- Information provided:
★ ★ ★ ★ ★

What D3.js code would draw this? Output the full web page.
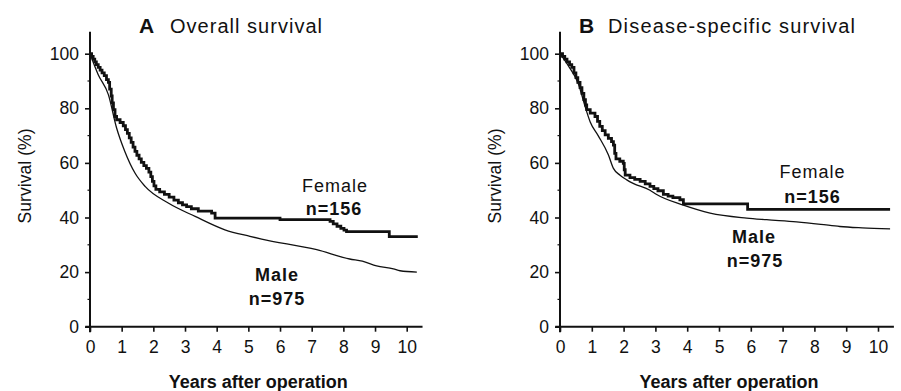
<!DOCTYPE html>
<html>
<head>
<meta charset="utf-8">
<script src="https://cdn.jsdelivr.net/npm/d3@7"></script>
<style>
  body { margin: 0; background: #fff; }
  svg { display: block; font-family: "Liberation Sans", Arial, sans-serif; }
</style>
</head>
<body>
<script>
// Kaplan-Meier estimates: [years, survival %]
const overallFemale = [
  [0, 100], [0.05, 99], [0.1, 98], [0.15, 97], [0.2, 96], [0.26, 95], [0.32, 94],
  [0.38, 93], [0.45, 92], [0.52, 90.5], [0.58, 89.5], [0.62, 87], [0.67, 84.5],
  [0.7, 82], [0.74, 79.5], [0.79, 77], [0.84, 75.8], [0.95, 74.8], [1.05, 73.6],
  [1.12, 72.2], [1.18, 70.8], [1.24, 69.2], [1.3, 67.5], [1.36, 65.8], [1.42, 64.2],
  [1.48, 62.8], [1.55, 61.5], [1.62, 60.2], [1.7, 59], [1.78, 58], [1.86, 56.6],
  [1.92, 55], [1.97, 53.2], [2.02, 51.6], [2.08, 50.3], [2.2, 49.4], [2.35, 48.5],
  [2.5, 47.5], [2.65, 46.4], [2.79, 45.4], [2.92, 44.6], [3.05, 44], [3.2, 43.2],
  [3.42, 42.3], [3.84, 41.6], [3.95, 39.8], [6.0, 39.2], [7.58, 38.6], [7.68, 37.7],
  [7.8, 36.8], [7.92, 36], [8.02, 35.4], [8.1, 34.8], [9.45, 33], [10.35, 33]
];
const overallMale = [
  [0, 100], [0.26, 92.3], [0.58, 85], [0.84, 72.8], [1.1, 64.2], [1.42, 56.3],
  [1.74, 51.4], [2.47, 45.3], [3.32, 40.4], [4.26, 35.5], [5.05, 33.1], [5.42, 32.1],
  [7.16, 28.2], [8.2, 24.8], [8.6, 24], [9.05, 22.3], [9.58, 21.2], [9.79, 20.5], [10.32, 20]
];
const specificFemale = [
  [0, 100], [0.08, 99], [0.15, 98], [0.22, 97], [0.3, 96], [0.37, 95], [0.44, 93],
  [0.5, 91.2], [0.56, 89.5], [0.63, 87.6], [0.69, 85.5], [0.75, 83.2], [0.8, 81.2],
  [0.84, 79.5], [0.95, 78.2], [1.1, 77], [1.18, 75.2], [1.25, 73.4], [1.33, 71.8],
  [1.42, 70.3], [1.52, 69], [1.62, 67.8], [1.68, 66.5], [1.72, 63.5], [1.76, 61.5],
  [1.88, 60.6], [1.99, 59.8], [2.02, 57.5], [2.05, 55.5], [2.2, 54.6], [2.35, 54],
  [2.52, 53.2], [2.68, 52.3], [2.83, 51.4], [2.95, 50.6], [3.08, 49.8], [3.25, 48.5],
  [3.4, 47.8], [3.55, 47.3], [3.77, 46.5], [3.88, 45], [5.9, 43], [10.38, 43]
];
const specificMale = [
  [0, 100], [0.26, 95.6], [0.58, 88.9], [0.79, 80.6], [0.95, 75], [1.2, 70], [1.52, 63],
  [1.68, 58], [1.89, 55.5], [2.1, 53.8], [2.3, 52.5], [2.83, 50], [3.04, 48.4], [3.88, 44.5],
  [4.72, 41.6], [5.87, 39.8], [6.5, 39.2], [7.44, 38.4], [8.2, 37.5], [8.8, 36.7],
  [9.5, 36.2], [10.38, 35.8]
];

const yearTicks = [0, 1, 2, 3, 4, 5, 6, 7, 8, 9, 10];
const survivalTicks = [0, 20, 40, 60, 80, 100];
const survivalMinor = [10, 30, 50, 70, 90];

const panels = [
  {
    letter: "A", title: "Overall survival", titleX: 139, textX: 170, titleLen: 152,
    x0: 90, x10: 406.7, female: overallFemale, male: overallMale,
    femaleLabel: [335, 191.5, 334, 215], maleLabel: [277, 280.5, 277, 305]
  },
  {
    letter: "B", title: "Disease-specific survival", titleX: 579, textX: 608, titleLen: 247,
    x0: 560, x10: 878, female: specificFemale, male: specificMale,
    femaleLabel: [812.5, 178.3, 812.5, 202.7], maleLabel: [754, 242.5, 755, 266.5]
  }
];

const width = 901, height = 391;
const ink = "#111";

const svg = d3.select("body").append("svg")
  .attr("width", width)
  .attr("height", height)
  .attr("viewBox", [0, 0, width, height]);

const y = d3.scaleLinear().domain([0, 100]).range([326.7, 53.7]);

panels.forEach(p => {
  const x = d3.scaleLinear().domain([0, 10]).range([p.x0, p.x10]);
  const g = svg.append("g");

  // y axis
  const yAxis = g.append("g")
    .attr("transform", `translate(${p.x0},0)`)
    .call(d3.axisLeft(y).tickValues(survivalTicks).tickSize(5).tickPadding(6));
  yAxis.select(".domain").remove();
  yAxis.selectAll(".tick line").attr("stroke", ink).attr("stroke-width", 1.6);
  yAxis.selectAll(".tick text")
    .attr("fill", ink)
    .attr("font-size", 17.5)
    .attr("font-family", "Liberation Sans, Arial, sans-serif");
  g.append("g").selectAll("line")
    .data(survivalMinor)
    .join("line")
    .attr("x1", p.x0 - 2.5).attr("x2", p.x0)
    .attr("y1", d => y(d)).attr("y2", d => y(d))
    .attr("stroke", ink).attr("stroke-width", 1.2);

  // x axis
  const xAxis = g.append("g")
    .attr("transform", `translate(0,${y(0)})`)
    .call(d3.axisBottom(x).tickValues(yearTicks).tickSize(5).tickPadding(9));
  xAxis.select(".domain").remove();
  xAxis.selectAll(".tick line").attr("stroke", ink).attr("stroke-width", 1.6);
  xAxis.selectAll(".tick text")
    .attr("fill", ink)
    .attr("font-size", 17.5)
    .attr("font-family", "Liberation Sans, Arial, sans-serif");

  // axis lines, drawn a bit past the data range like the original
  g.append("line")
    .attr("x1", p.x0).attr("x2", p.x0)
    .attr("y1", y(108)).attr("y2", y(-2))
    .attr("stroke", ink).attr("stroke-width", 2);
  g.append("line")
    .attr("x1", x(-0.15)).attr("x2", x(10.5))
    .attr("y1", y(0)).attr("y2", y(0))
    .attr("stroke", ink).attr("stroke-width", 2);

  // curves
  const step = d3.line()
    .x(d => x(d[0])).y(d => y(d[1]))
    .curve(d3.curveStepAfter);
  const smooth = d3.line()
    .x(d => x(d[0])).y(d => y(d[1]))
    .curve(d3.curveMonotoneX);

  g.append("path")
    .attr("d", smooth(p.male))
    .attr("fill", "none")
    .attr("stroke", ink)
    .attr("stroke-width", 1.3);
  g.append("path")
    .attr("d", step(p.female))
    .attr("fill", "none")
    .attr("stroke", ink)
    .attr("stroke-width", 2.8);

  // titles
  g.append("text")
    .attr("x", p.titleX).attr("y", 33)
    .attr("font-size", 21).attr("font-weight", "bold")
    .attr("fill", ink)
    .text(p.letter);
  g.append("text")
    .attr("x", p.textX).attr("y", 32.5)
    .attr("font-size", 20)
    .attr("fill", ink)
    .attr("textLength", p.titleLen)
    .attr("lengthAdjust", "spacing")
    .text(p.title);

  // y label
  g.append("text")
    .attr("transform", `translate(${p.x0 - 59},176) rotate(-90)`)
    .attr("text-anchor", "middle")
    .attr("font-size", 17.5)
    .attr("fill", ink)
    .attr("textLength", 95)
    .attr("lengthAdjust", "spacing")
    .text("Survival  (%)");

  // x label
  g.append("text")
    .attr("x", (p.x0 + x(10.5)) / 2 + 2).attr("y", 387.5)
    .attr("text-anchor", "middle")
    .attr("font-size", 18).attr("font-weight", "bold")
    .attr("fill", ink)
    .text("Years after operation");

  // group labels
  const fl = p.femaleLabel, ml = p.maleLabel;
  const lab = (t, cx, cy, w) => g.append("text")
    .attr("x", cx).attr("y", cy)
    .attr("text-anchor", "middle")
    .attr("font-size", 18)
    .attr("font-weight", w)
    .attr("letter-spacing", 1)
    .attr("fill", ink)
    .text(t);
  lab("Female", fl[0], fl[1], "normal");
  lab("n=156", fl[2], fl[3], "bold");
  lab("Male", ml[0], ml[1], "bold");
  lab("n=975", ml[2], ml[3], "bold");
});
</script>
</body>
</html>
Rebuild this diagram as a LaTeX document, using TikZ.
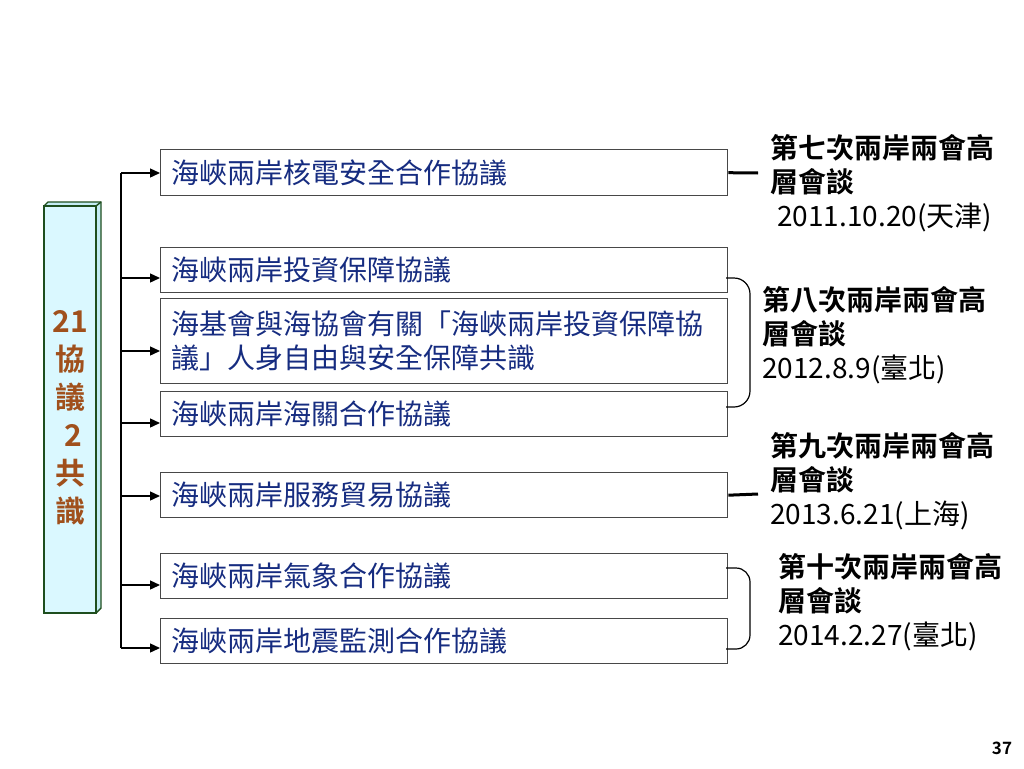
\documentclass[tikz,border=0pt]{standalone}
\usepackage{fontspec}
\setmainfont{Noto Sans CJK TC}[BoldFont={Noto Sans CJK TC Bold}]
\usetikzlibrary{arrows.meta}
\definecolor{boxtext}{RGB}{22,44,128}
\definecolor{boxline}{RGB}{72,72,72}
\definecolor{panelfill}{RGB}{218,248,255}
\definecolor{panelside}{RGB}{196,236,244}
\definecolor{panelline}{RGB}{30,78,30}
\definecolor{paneltext}{RGB}{160,80,28}
\newcommand*{\boxtextstyle}{\fontsize{28}{34}\selectfont\color{boxtext}}
\newcommand*{\talkstyle}{\fontsize{28}{34}\selectfont\color{black}}
\newcommand{\talk}[4]{%
% name, x, y, number of the talk, date
  \node[anchor=west, inner sep=0pt, align=left, font=\talkstyle] (#1) at (#2)
    {\textbf{第#3次兩岸兩會高}\\\textbf{層會談}\\#4};
}

\begin{document}
\begin{tikzpicture}[x=1pt, y=-1pt,
    agreement/.style = {draw = boxline, line width = 1.4pt, anchor = north west,
      inner xsep = 11pt, text width = 545pt, align = left, font = \boxtextstyle},
    feed/.style = {line width = 1.4pt, -{Triangle[length=10pt, width=9pt]}}]
  \useasboundingbox (0,0) rectangle (1024,768);
  % left panel
  \fill[panelside] (44,206) -- (48,202) -- (101,202) -- (101,608) -- (96,613) -- (96,206) -- cycle;
  \draw[panelline, line width=1.4pt] (44,206) -- (48,202) -- (101,202) -- (101,608) -- (96,613);
  \draw[panelline, line width=1.4pt] (96,206) -- (101,202);
  \filldraw[fill=panelfill, draw=panelline, line width=1.4pt] (44,206) rectangle (96,613);
  \node[font=\fontsize{30}{38}\selectfont\bfseries\color{paneltext}, align=center] (panel)
    at (70,418) {21\\協\\議\\\hspace{6pt}2\\共\\識};
  % agreements
  \coordinate (trunktop) at (121,173);
  \coordinate (trunkend) at (121,648);
  \draw[line width=1.4pt] (trunktop) -- (trunkend);
  \foreach \i/\top/\h/\ay/\text in {1/149/46/173/海峽兩岸核電安全合作協議,
      2/247/45/278/海峽兩岸投資保障協議,
      3/298/85/351/{海基會與海協會有關「海峽兩岸投資保障協\\議」人身自由與安全保障共識},
      4/391/45/423/海峽兩岸海關合作協議,
      5/472/45/496/海峽兩岸服務貿易協議,
      6/553/45/585/海峽兩岸氣象合作協議,
      7/618/45/648/海峽兩岸地震監測合作協議} {
    \node[agreement, minimum height=\h pt] (b\i) at (160,\top) {\text};
    \coordinate (a\i) at (121,\ay);
    \draw[feed] (a\i) -- (a\i -| b\i.west);
  }
  % talks
  \coordinate (t1) at (758,173);
  \coordinate (t3) at (758,494);
  \draw[line width=3pt] (b1.east) -- (t1);
  \draw[line width=3pt] (b5.east) -- (t3);
  \coordinate (k1) at (726,278);
  \coordinate (k2) at (726,407);
  \coordinate (k3) at (726,568);
  \coordinate (k4) at (726,649);
  \draw[line width=1.2pt, rounded corners=16pt] (k1) -- ++(24,0) |- (k2);
  \draw[line width=1.2pt, rounded corners=14pt] (k3) -- ++(24,0) |- (k4);
  \talk{talk1}{770,183}{七}{\hspace{7pt}2011.10.20(天津)}
  \talk{talk2}{762,335}{八}{2012.8.9(臺北)}
  \talk{talk3}{770,481}{九}{2013.6.21(上海)}
  \talk{talk4}{778,602}{十}{2014.2.27(臺北)}
  \node[font=\fontsize{17}{20}\selectfont\bfseries] (page) at (1002,748) {37};
\end{tikzpicture}
\end{document}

★ ★ ★ ★ ★

- Short task:
Which lines in the records above contain the string "page"? Copy each one.

- Solved exercise:
What D3.js code would draw this? Output the full web page.
  \node[font=\fontsize{17}{20}\selectfont\bfseries] (page) at (1002,748) {37};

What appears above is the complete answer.